Well if you do the limit comparison you will need to calculate the limit
$\displaystyle \frac{\frac{\log\left( 1+\frac{1}{n}\right)}{n}}{\frac{1}{n^2}}=n \log \left( 1+\frac{1}{n} \right) $
This is an indeterminate form of infinity times zero. What methods have you learned to resolve these types of limits? The only other method I can think of is to use a Taylor series expansion, but that is usually covered after the topics you are learning right now.

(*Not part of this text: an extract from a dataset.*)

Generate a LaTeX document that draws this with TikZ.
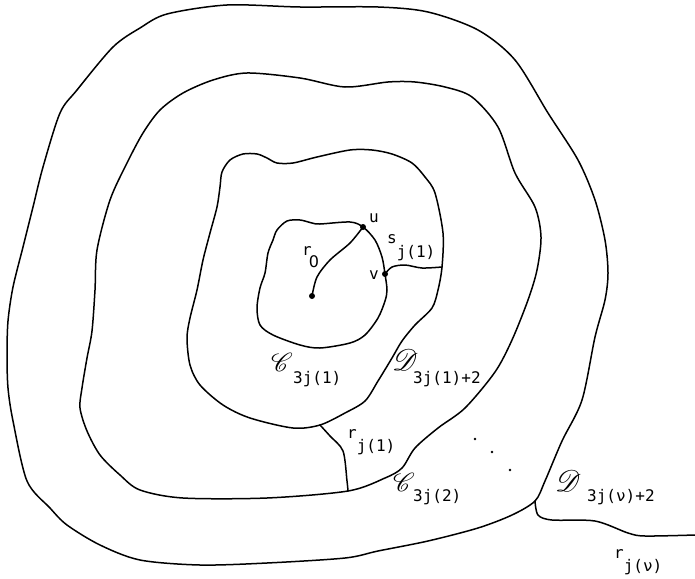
\documentclass[tikz,border=0pt]{standalone}
\usepackage{fontspec}
\usepackage{mathrsfs}
\newfontfamily\plotfont{DejaVu Sans Mono}
\newfontfamily\plotsans{DejaVu Sans}
\tikzset{
  curve/.style={line width=1.5pt, line join=round, line cap=round},
  dotmark/.style={circle, fill=black, inner sep=0pt, minimum size=6pt},
  tinydot/.style={circle, fill=black, inner sep=0pt, minimum size=2.8pt},
  lbl/.style={inner sep=0pt, anchor=base west, font=\plotfont\fontsize{16}{19}\selectfont},
  scr/.style={inner sep=0pt, anchor=base west, font=\fontsize{10}{12}\selectfont},
}
\begin{document}
\begin{tikzpicture}[x=1pt,y=-1pt]
\useasboundingbox (0,0) rectangle (695,578);
% junction coordinates
\coordinate (u) at (363,227);
\coordinate (v) at (385,274);
\coordinate (send) at (442,267);
\coordinate (r1a) at (320,425);
\coordinate (r1b) at (348,491);
\coordinate (rva) at (535,501);
\coordinate (r0) at (312,296);

% outermost curve
\draw[curve] plot[smooth cycle] coordinates {
 (167,14) (227,5) (300,7) (378,7) (428,12) (478,30) (515,60) (548,113)
 (578,160) (595,200) (605,240) (608,273) (605,300) (595,337) (582,400)
 (562,441) (545,481) (rva) (512,515) (478,528) (428,541) (378,551)
 (345,558) (267,563) (200,565) (140,560) (100,545) (67,525) (50,508)
 (27,481) (13,421) (8,388) (7,355) (8,321) (13,287) (23,247) (33,207)
 (43,167) (60,113) (77,90) (113,47) (140,28)};

% third curve
\draw[curve] plot[smooth cycle] coordinates {
 (213,80) (247,73) (300,78) (345,87) (388,82) (415,82) (445,87) (472,97)
 (498,127) (515,173) (535,207) (541,237) (537,270) (528,300) (512,340)
 (495,372) (465,408) (438,428) (415,448) (402,468) (385,478) (r1b)
 (267,498) (183,498) (140,490) (120,475) (100,455) (87,431) (80,408)
 (82,388) (87,358) (92,331) (95,290) (97,250) (110,200) (127,163)
 (143,133) (160,110) (183,93)};

% second curve
\draw[curve] plot[smooth cycle] coordinates {
 (222,172) (230,160) (243,154) (257,154) (267,158) (277,163) (293,163)
 (317,157) (350,150) (372,150) (392,154) (412,163) (425,177) (435,193)
 (443,233) (send) (438,290) (432,308) (415,325) (402,341) (392,358)
 (378,381) (365,401) (345,413) (r1a) (293,428) (250,418) (223,405)
 (200,385) (190,365) (187,338) (190,318) (197,290) (203,260) (210,233)
 (217,207) (220,187)};

% innermost curve
\draw[curve] plot[smooth cycle] coordinates {
 (277,230) (287,221) (300,220) (312,223) (320,224) (350,222) (u)
 (375,240) (382,257) (v) (387,290) (385,301) (378,318) (365,335)
 (350,343) (320,348) (300,345) (273,335) (260,325) (257,308) (260,288)
 (265,273) (268,253) (273,240)};

% paths
\draw[curve] plot[smooth] coordinates {(r0) (317,277) (330,260) (350,243) (u)};
\draw[curve] plot[smooth] coordinates {(v) (392,267) (405,265) (422,268) (send)};
\draw[curve] plot[smooth] coordinates {(r1a) (330,436) (343,451) (347,481) (r1b)};
\draw[curve] plot[smooth] coordinates {(rva) (538,515) (552,520) (595,521) (628,533) (645,536) (695,535)};

% points
\node[dotmark] (p0) at (r0) {};
\node[dotmark] (pu) at (u) {};
\node[dotmark] (pv) at (v) {};
\node[tinydot] (d1) at (475,439) {};
\node[tinydot] (d2) at (492,452) {};
\node[tinydot] (d3) at (510,470) {};

% labels
\node[lbl] (lu) at (369,222) {u};
\node[lbl] (lv) at (369,279) {v};
\node[lbl] (lr0) at (302,255) {r\kern-3pt\raisebox{-12pt}{\plotsans 0}};
\node[lbl] (ls) at (387,243) {s\raisebox{-14pt}{j(1)}};
\node[lbl] (lr1) at (347,438) {r\raisebox{-13pt}{j(1)}};
\node[lbl] (lrv) at (614,558) {r\raisebox{-13pt}{j(ν)}};

\node[scr] (lc1) at (271,371) {\scalebox{2.6}{$\mathscr{C}$}};
\node[lbl] (lc1s) at (293,383) {3j(1)};
\node[scr] (ld1) at (392,370) {\scalebox{3.0}{$\mathscr{D}$}};
\node[lbl] (ld1s) at (413,383) {3j(1)+2};
\node[scr] (lc2) at (393,491) {\scalebox{2.6}{$\mathscr{C}$}};
\node[lbl] (lc2s) at (413,501) {3j(2)};
\node[scr] (ldv) at (555,491) {\scalebox{3.0}{$\mathscr{D}$}};
\node[lbl] (ldvs) at (587,501) {3j(ν)+2};
\end{tikzpicture}
\end{document}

Here is a link to the theorem:
L'Hôpital's rule - Wikipedia, the free encyclopedia
$\displaystyle \frac{\frac{\log\left( 1+\frac{1}{n}\right)}{n}}{\frac{1}{n^2}}=\frac{ \log \left( 1+\frac{1}{n} \right)}{\frac{1}{n}} $
This is of the form zero over zero so we take the derivative of the numerator and denominator to get
$\displaystyle \lim_{n \to \infty}\frac{\frac{1}{ 1+\frac{1}{n}}\cdot \frac{-1}{n^2}}{\frac{-1}{n^2}}=1$